Kundera lived under strict Soviet rule. Limitations imposed by the regime on thought and expression made a significant impact on him. Another of Milan Kundera’s quotes says,
“One banned book in your country means infinitely more than the billions of words spewed out by our universities.”
He is right. The secret to what power wants to foster is in the things that it bans.
The same thing is true in this quote, “The struggle of man against power is the struggle of memory against forgetting.” Power reproduces human vice and meanness. Each powerful figure tries to make everyone believe that it all starts with him or her. However, so often, history simply repeats itself. Memory is the only thing that breaks the cycle.
Love and fear
Love is one of the themes present in all of this author’s work. In The Unbearable Lightness of Being, he relates it to a fortunate coincidence. In this book, he writes,
“If a love is to be unforgettable, fortuities must immediately start fluttering down to it like birds to Francis of Assisi’s shoulders.”

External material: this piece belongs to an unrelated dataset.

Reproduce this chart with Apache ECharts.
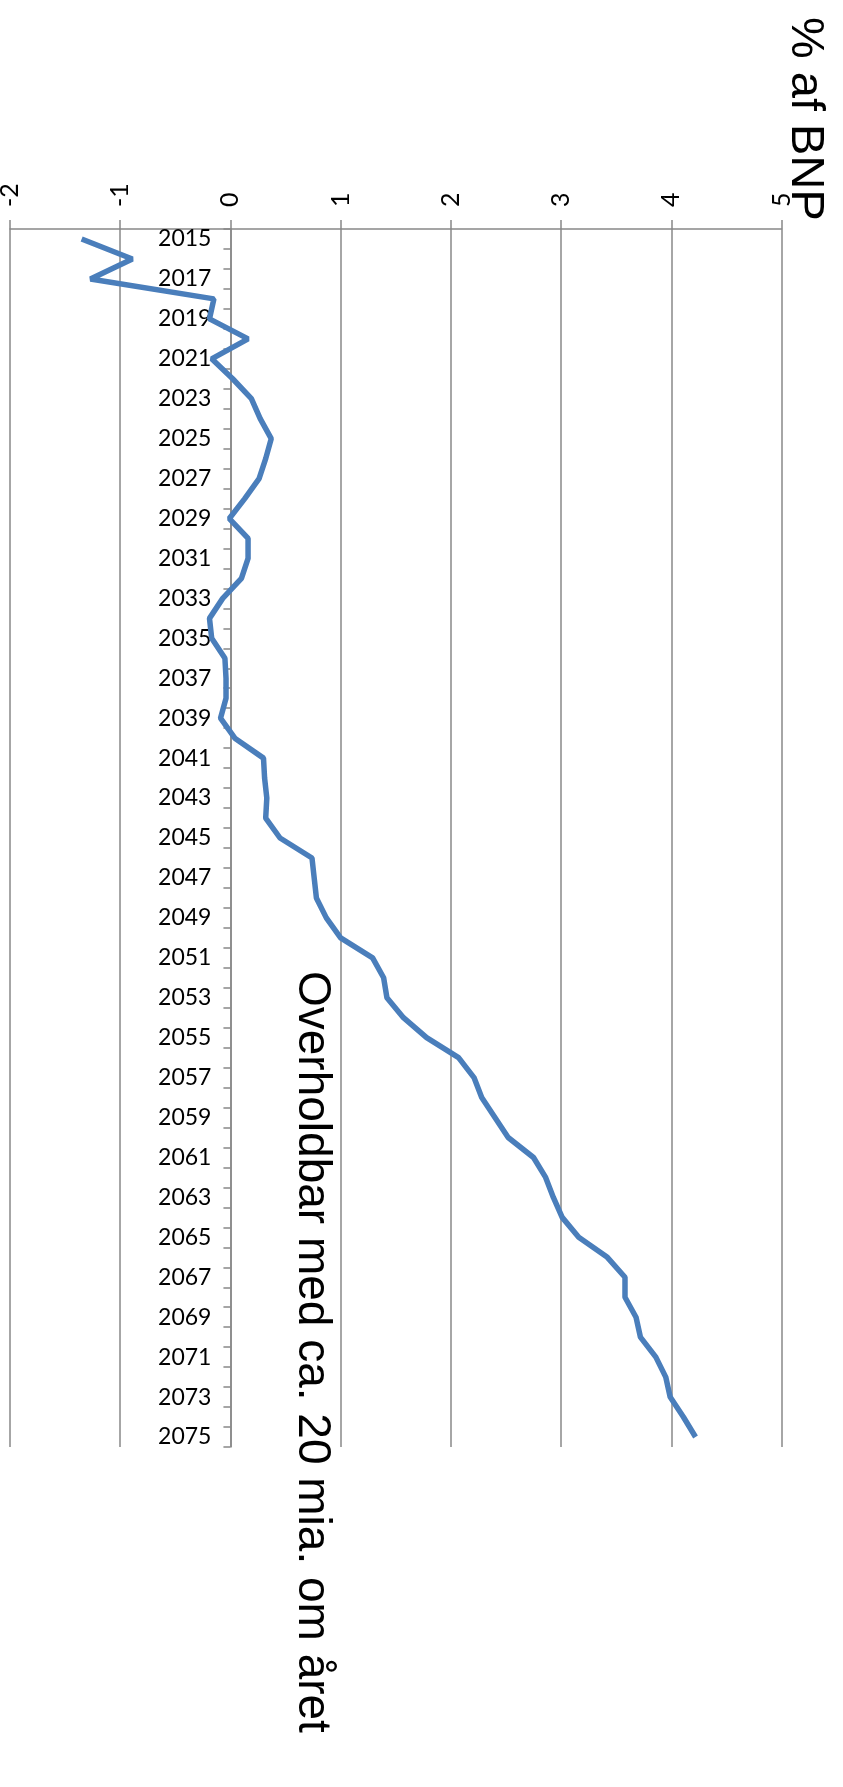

Many Milan Kundera quotes also deal with indifference and forgetting. This one, for example, speaks of the subject in a beautifully poetic way,
“In the sunset of dissolution, everything is illuminated by the aura of nostalgia.”
Once someone, or something, is no longer with you, reality is covered with an evocative and magical veil.
Fear, and the others
“The source of fear is in the future, and a person freed of the future has nothing to fear.”
The main cause of anxiety is that which hasn’t occurred yet. The possibility that it might happen invites fear into our lives. The truth is, we tend to fear the products of our imagination more than real life.
When faced with the world, we always experience a break, a division, a strangeness. Kundera says it like this,
“We will never know why we irritate each other, what it is that makes us kind, or ridiculous. Our own image is our greatest mystery.”
Comprehension and fragility
Many of Kundera’s quotes talk about fragility and compassion. In fact, animals have a privileged place in his writing. As much as for what they are, as what they represent.
“Humanity’s true moral test, its fundamental test, consists of its attitude towards those who are at its mercy – animals.”
Compassion between humans also implies suffering. This quote makes it very clear,
“For there is nothing heavier than compassion. Not even one’s own pain weighs so heavy as the pain one feels with someone, for someone, a pain intensified by the imagination and prolonged by a hundred echoes.”
In other words, sometimes it hurts more to watch a loved one suffer than to suffer yourself.
In conclusion, these Kundera quotes are a small part of his wonderful work. It’s not for nothing that he is one of the most admired contemporary writers in the world. He, unlike so many, managed to capture the essence of our time. And then he expressed it in a beautiful and astonishing way in his writing.